In reply to Thank you very much, @John E.

Vladislav,

   Thanks so much for reading my post and your comments.  

   I was wondering if you might say more about JTCAM.  In particular, I wonder what it costs to publish OA in the journal.  If it is free, then I wonder how the journal is supporting production costs.  Any comments you have around this would be greatly appreciated.

Thank you very much, @John E.

Mon, 2024-07-08 05:51

In reply to Lessons Learned from 14 years as an Editor-In-Chief (for Elsevier)

Thank you very much, @John E. Dolbow, for sharing your experience as EIC with Elsevier! I especially appreciate that you shared your frustration about pushing "to publish more and more papers, regardless of whether or not submissions had increased."

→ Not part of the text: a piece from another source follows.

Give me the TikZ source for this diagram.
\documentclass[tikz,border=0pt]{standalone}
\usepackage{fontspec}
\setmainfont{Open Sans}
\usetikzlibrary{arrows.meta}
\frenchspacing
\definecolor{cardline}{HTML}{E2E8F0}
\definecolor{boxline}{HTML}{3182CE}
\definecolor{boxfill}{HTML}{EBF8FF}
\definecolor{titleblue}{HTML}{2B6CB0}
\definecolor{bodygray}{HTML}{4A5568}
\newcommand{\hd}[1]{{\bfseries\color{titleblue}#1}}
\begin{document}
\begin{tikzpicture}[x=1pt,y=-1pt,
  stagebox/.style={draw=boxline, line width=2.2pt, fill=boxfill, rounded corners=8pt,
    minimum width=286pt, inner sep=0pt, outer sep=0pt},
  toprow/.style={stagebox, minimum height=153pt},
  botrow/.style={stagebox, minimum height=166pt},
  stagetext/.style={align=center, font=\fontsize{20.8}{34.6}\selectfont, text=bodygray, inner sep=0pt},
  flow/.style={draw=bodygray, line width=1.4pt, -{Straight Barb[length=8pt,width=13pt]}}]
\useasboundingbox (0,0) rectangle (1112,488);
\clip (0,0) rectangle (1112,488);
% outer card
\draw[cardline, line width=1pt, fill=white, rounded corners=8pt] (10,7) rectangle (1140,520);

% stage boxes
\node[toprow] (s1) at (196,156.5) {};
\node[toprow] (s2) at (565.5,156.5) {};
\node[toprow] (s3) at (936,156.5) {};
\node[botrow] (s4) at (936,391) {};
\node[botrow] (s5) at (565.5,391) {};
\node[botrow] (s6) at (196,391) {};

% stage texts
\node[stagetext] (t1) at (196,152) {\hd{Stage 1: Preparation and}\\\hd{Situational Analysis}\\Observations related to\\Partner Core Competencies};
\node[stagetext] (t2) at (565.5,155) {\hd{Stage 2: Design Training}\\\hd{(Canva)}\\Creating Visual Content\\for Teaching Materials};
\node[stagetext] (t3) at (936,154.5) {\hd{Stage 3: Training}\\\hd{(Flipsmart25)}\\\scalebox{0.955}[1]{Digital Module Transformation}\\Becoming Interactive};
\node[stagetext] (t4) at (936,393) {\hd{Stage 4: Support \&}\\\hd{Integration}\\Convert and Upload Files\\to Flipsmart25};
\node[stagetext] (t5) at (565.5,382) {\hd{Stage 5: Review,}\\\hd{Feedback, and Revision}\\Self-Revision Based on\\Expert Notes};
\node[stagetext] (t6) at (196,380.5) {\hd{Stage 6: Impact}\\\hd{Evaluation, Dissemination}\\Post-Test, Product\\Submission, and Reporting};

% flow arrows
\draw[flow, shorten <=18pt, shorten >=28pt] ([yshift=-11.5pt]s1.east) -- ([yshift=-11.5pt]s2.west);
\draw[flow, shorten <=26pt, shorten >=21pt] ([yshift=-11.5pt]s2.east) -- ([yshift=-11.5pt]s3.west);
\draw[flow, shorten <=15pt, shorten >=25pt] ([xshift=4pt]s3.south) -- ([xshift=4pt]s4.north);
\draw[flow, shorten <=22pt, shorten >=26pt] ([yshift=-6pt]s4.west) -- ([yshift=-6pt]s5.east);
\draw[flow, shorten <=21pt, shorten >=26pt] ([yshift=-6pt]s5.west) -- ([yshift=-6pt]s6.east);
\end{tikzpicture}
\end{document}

I also liked your comment: "How is it that we have allowed an organization that is not staffed by academics and scientists to have such a vital role in disseminating science? Personally, I think our community is long overdue to have a serious conversation about these basic questions."

I absolutely agree with you that a good discussion among institutions and academics is needed. It would be great if we could have more control over scientific publishing and the public money it involves.

France has just signed a new "transformative agreement" with Elsevier for 135 M€ for 4 years; this agreement also includes unlimited publication with Gold OA. I'm afraid that it will only deepen the problem, increase the publication pressure, increase inequalities between countries, and further postpone such a global discussion on the needed changes.

Personally, along with many colleagues, I'm involved in a young Diamond Open Access publication initiative, JTCAM (Journal of Theoretical, Computational and Applied Mechanics), which promotes Open Science principles (quality review process with Open Reviews published along with the papers) and also reproducible science (data and software are also published, and the authors are aided by a Data Editor).